5. De uitspraak wordt schriftelijk en gemotiveerd zo spoedig mogelijk aan partijen meegedeeld.
Slotbepalingen
Artikel 21. Vernietiging van het bindend advies van de commissie kan uitsluitend plaatsvinden door het ter marginale toetsing voor te leggen aan de rechter binnen twee maanden na de verzending van de uitspraak aan partijen.
Artikel 22. De uitspraak van de commissie kan zonder vermelding van de namen en woon-
c.q. vestigingsplaatsen van partijen op een door de stichting te bepalen wijze worden gepubliceerd.
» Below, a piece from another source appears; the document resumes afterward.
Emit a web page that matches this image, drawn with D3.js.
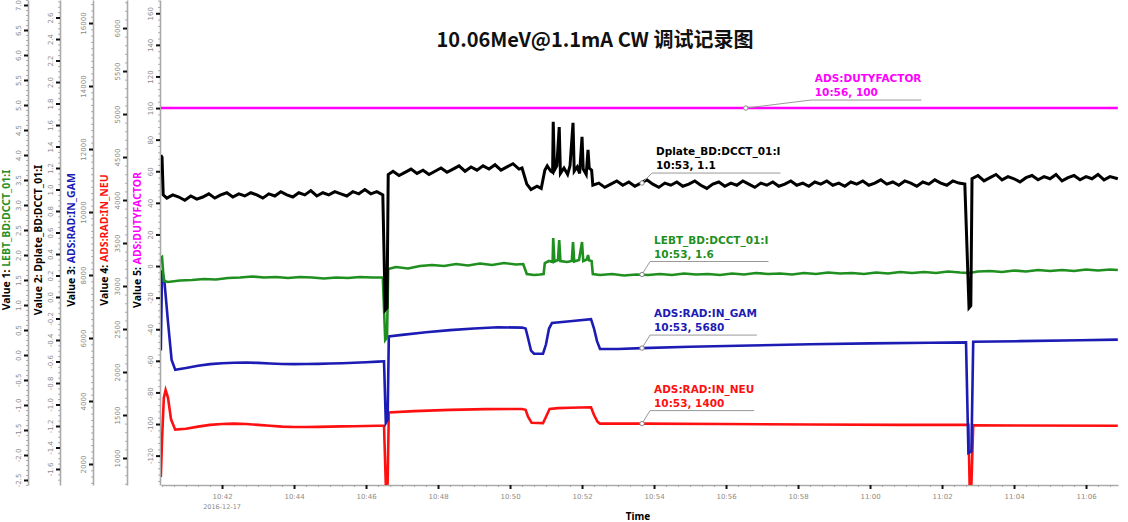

Artikel 23. De stichting, de leden van de commissie en de (plaatsvervangend) secretaris zijn niet aansprakelijk voor enig handelen of nalaten met betrekking tot een geschil waarop dit reglement van toepassing is, behoudens ingeval van opzet of bewuste roekeloosheid.
Artikel 23. 1. In alle gevallen waarin dit reglement niet voorziet, beslist de commissie met inachtneming van eisen van redelijkheid en billijkheid.
2. De commissie kan van dit reglement afwijken als het toepassen daarvan voor een partij zou leiden tot een onbillijkheid van ernstige aard en de belangen van de andere partij daardoor niet onevenredig worden geschaad.